OBJECTIVE - Reproduce the listing below in its entirety. Change nothing.

— START OF RAW DATA —

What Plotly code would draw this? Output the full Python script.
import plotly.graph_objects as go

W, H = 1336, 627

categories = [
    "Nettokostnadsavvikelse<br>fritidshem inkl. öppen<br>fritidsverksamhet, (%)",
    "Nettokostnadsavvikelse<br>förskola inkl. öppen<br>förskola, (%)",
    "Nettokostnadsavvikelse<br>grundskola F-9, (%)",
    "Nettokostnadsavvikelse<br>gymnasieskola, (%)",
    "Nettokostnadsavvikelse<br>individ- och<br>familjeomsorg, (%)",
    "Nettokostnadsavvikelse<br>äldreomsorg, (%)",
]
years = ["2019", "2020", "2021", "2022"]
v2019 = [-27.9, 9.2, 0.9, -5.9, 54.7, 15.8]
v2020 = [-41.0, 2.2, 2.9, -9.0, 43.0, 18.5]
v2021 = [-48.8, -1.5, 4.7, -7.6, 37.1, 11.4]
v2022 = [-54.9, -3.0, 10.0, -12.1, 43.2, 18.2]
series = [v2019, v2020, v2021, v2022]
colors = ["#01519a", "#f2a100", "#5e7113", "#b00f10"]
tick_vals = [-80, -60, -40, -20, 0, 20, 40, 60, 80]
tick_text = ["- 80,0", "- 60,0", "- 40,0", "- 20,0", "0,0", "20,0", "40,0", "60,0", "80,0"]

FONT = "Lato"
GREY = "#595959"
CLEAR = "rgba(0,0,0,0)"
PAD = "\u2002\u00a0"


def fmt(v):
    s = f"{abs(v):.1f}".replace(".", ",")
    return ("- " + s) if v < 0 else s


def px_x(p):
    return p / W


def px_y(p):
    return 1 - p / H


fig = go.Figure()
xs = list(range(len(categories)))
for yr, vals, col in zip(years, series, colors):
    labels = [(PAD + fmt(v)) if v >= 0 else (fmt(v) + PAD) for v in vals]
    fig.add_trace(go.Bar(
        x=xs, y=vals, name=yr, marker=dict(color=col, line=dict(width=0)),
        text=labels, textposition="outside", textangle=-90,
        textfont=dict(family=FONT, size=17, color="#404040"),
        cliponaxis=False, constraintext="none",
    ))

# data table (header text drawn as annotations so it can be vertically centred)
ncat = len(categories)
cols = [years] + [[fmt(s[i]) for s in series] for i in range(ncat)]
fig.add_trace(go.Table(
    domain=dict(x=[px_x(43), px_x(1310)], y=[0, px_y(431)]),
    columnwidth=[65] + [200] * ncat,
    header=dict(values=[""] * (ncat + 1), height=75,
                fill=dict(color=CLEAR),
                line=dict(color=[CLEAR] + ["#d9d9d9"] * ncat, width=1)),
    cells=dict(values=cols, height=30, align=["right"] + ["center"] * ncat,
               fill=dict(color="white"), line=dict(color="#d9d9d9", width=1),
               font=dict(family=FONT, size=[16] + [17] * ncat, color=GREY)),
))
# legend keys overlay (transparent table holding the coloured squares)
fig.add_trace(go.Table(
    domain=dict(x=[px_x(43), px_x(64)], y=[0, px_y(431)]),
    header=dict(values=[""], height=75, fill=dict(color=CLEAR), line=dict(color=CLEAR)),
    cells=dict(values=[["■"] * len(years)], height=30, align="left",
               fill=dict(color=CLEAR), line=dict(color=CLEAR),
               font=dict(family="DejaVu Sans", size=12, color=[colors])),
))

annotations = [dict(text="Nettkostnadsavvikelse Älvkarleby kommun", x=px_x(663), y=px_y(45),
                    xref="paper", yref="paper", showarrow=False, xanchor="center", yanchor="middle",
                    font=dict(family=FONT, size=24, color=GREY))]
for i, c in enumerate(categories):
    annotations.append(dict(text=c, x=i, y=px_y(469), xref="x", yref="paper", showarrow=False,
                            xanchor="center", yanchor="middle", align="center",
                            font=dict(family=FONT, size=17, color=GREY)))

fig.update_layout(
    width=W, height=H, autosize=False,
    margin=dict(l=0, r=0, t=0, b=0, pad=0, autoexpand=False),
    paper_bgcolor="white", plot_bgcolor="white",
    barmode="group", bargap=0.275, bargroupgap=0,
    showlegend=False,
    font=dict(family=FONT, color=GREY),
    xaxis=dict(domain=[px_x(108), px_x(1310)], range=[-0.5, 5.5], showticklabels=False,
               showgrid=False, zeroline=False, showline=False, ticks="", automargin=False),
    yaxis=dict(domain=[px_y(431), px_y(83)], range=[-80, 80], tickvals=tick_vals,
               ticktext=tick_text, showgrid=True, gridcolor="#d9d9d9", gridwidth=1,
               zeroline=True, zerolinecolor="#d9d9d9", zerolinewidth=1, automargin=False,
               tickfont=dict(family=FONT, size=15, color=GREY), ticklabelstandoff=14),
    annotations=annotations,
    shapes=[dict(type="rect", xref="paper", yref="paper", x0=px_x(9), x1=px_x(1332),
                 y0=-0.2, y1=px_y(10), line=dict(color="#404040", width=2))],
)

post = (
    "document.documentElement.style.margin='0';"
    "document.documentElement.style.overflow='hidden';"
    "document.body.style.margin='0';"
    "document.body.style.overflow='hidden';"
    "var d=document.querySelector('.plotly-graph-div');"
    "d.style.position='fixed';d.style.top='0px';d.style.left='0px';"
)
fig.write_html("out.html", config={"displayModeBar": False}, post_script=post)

— END OF RAW DATA —

FINISHED ANSWER -
What Plotly code would draw this? Output the full Python script.
import plotly.graph_objects as go

W, H = 1336, 627

categories = [
    "Nettokostnadsavvikelse<br>fritidshem inkl. öppen<br>fritidsverksamhet, (%)",
    "Nettokostnadsavvikelse<br>förskola inkl. öppen<br>förskola, (%)",
    "Nettokostnadsavvikelse<br>grundskola F-9, (%)",
    "Nettokostnadsavvikelse<br>gymnasieskola, (%)",
    "Nettokostnadsavvikelse<br>individ- och<br>familjeomsorg, (%)",
    "Nettokostnadsavvikelse<br>äldreomsorg, (%)",
]
years = ["2019", "2020", "2021", "2022"]
v2019 = [-27.9, 9.2, 0.9, -5.9, 54.7, 15.8]
v2020 = [-41.0, 2.2, 2.9, -9.0, 43.0, 18.5]
v2021 = [-48.8, -1.5, 4.7, -7.6, 37.1, 11.4]
v2022 = [-54.9, -3.0, 10.0, -12.1, 43.2, 18.2]
series = [v2019, v2020, v2021, v2022]
colors = ["#01519a", "#f2a100", "#5e7113", "#b00f10"]
tick_vals = [-80, -60, -40, -20, 0, 20, 40, 60, 80]
tick_text = ["- 80,0", "- 60,0", "- 40,0", "- 20,0", "0,0", "20,0", "40,0", "60,0", "80,0"]

FONT = "Lato"
GREY = "#595959"
CLEAR = "rgba(0,0,0,0)"
PAD = "\u2002\u00a0"


def fmt(v):
    s = f"{abs(v):.1f}".replace(".", ",")
    return ("- " + s) if v < 0 else s


def px_x(p):
    return p / W


def px_y(p):
    return 1 - p / H


fig = go.Figure()
xs = list(range(len(categories)))
for yr, vals, col in zip(years, series, colors):
    labels = [(PAD + fmt(v)) if v >= 0 else (fmt(v) + PAD) for v in vals]
    fig.add_trace(go.Bar(
        x=xs, y=vals, name=yr, marker=dict(color=col, line=dict(width=0)),
        text=labels, textposition="outside", textangle=-90,
        textfont=dict(family=FONT, size=17, color="#404040"),
        cliponaxis=False, constraintext="none",
    ))

# data table (header text drawn as annotations so it can be vertically centred)
ncat = len(categories)
cols = [years] + [[fmt(s[i]) for s in series] for i in range(ncat)]
fig.add_trace(go.Table(
    domain=dict(x=[px_x(43), px_x(1310)], y=[0, px_y(431)]),
    columnwidth=[65] + [200] * ncat,
    header=dict(values=[""] * (ncat + 1), height=75,
                fill=dict(color=CLEAR),
                line=dict(color=[CLEAR] + ["#d9d9d9"] * ncat, width=1)),
    cells=dict(values=cols, height=30, align=["right"] + ["center"] * ncat,
               fill=dict(color="white"), line=dict(color="#d9d9d9", width=1),
               font=dict(family=FONT, size=[16] + [17] * ncat, color=GREY)),
))
# legend keys overlay (transparent table holding the coloured squares)
fig.add_trace(go.Table(
    domain=dict(x=[px_x(43), px_x(64)], y=[0, px_y(431)]),
    header=dict(values=[""], height=75, fill=dict(color=CLEAR), line=dict(color=CLEAR)),
    cells=dict(values=[["■"] * len(years)], height=30, align="left",
               fill=dict(color=CLEAR), line=dict(color=CLEAR),
               font=dict(family="DejaVu Sans", size=12, color=[colors])),
))

annotations = [dict(text="Nettkostnadsavvikelse Älvkarleby kommun", x=px_x(663), y=px_y(45),
                    xref="paper", yref="paper", showarrow=False, xanchor="center", yanchor="middle",
                    font=dict(family=FONT, size=24, color=GREY))]
for i, c in enumerate(categories):
    annotations.append(dict(text=c, x=i, y=px_y(469), xref="x", yref="paper", showarrow=False,
                            xanchor="center", yanchor="middle", align="center",
                            font=dict(family=FONT, size=17, color=GREY)))

fig.update_layout(
    width=W, height=H, autosize=False,
    margin=dict(l=0, r=0, t=0, b=0, pad=0, autoexpand=False),
    paper_bgcolor="white", plot_bgcolor="white",
    barmode="group", bargap=0.275, bargroupgap=0,
    showlegend=False,
    font=dict(family=FONT, color=GREY),
    xaxis=dict(domain=[px_x(108), px_x(1310)], range=[-0.5, 5.5], showticklabels=False,
               showgrid=False, zeroline=False, showline=False, ticks="", automargin=False),
    yaxis=dict(domain=[px_y(431), px_y(83)], range=[-80, 80], tickvals=tick_vals,
               ticktext=tick_text, showgrid=True, gridcolor="#d9d9d9", gridwidth=1,
               zeroline=True, zerolinecolor="#d9d9d9", zerolinewidth=1, automargin=False,
               tickfont=dict(family=FONT, size=15, color=GREY), ticklabelstandoff=14),
    annotations=annotations,
    shapes=[dict(type="rect", xref="paper", yref="paper", x0=px_x(9), x1=px_x(1332),
                 y0=-0.2, y1=px_y(10), line=dict(color="#404040", width=2))],
)

post = (
    "document.documentElement.style.margin='0';"
    "document.documentElement.style.overflow='hidden';"
    "document.body.style.margin='0';"
    "document.body.style.overflow='hidden';"
    "var d=document.querySelector('.plotly-graph-div');"
    "d.style.position='fixed';d.style.top='0px';d.style.left='0px';"
)
fig.write_html("out.html", config={"displayModeBar": False}, post_script=post)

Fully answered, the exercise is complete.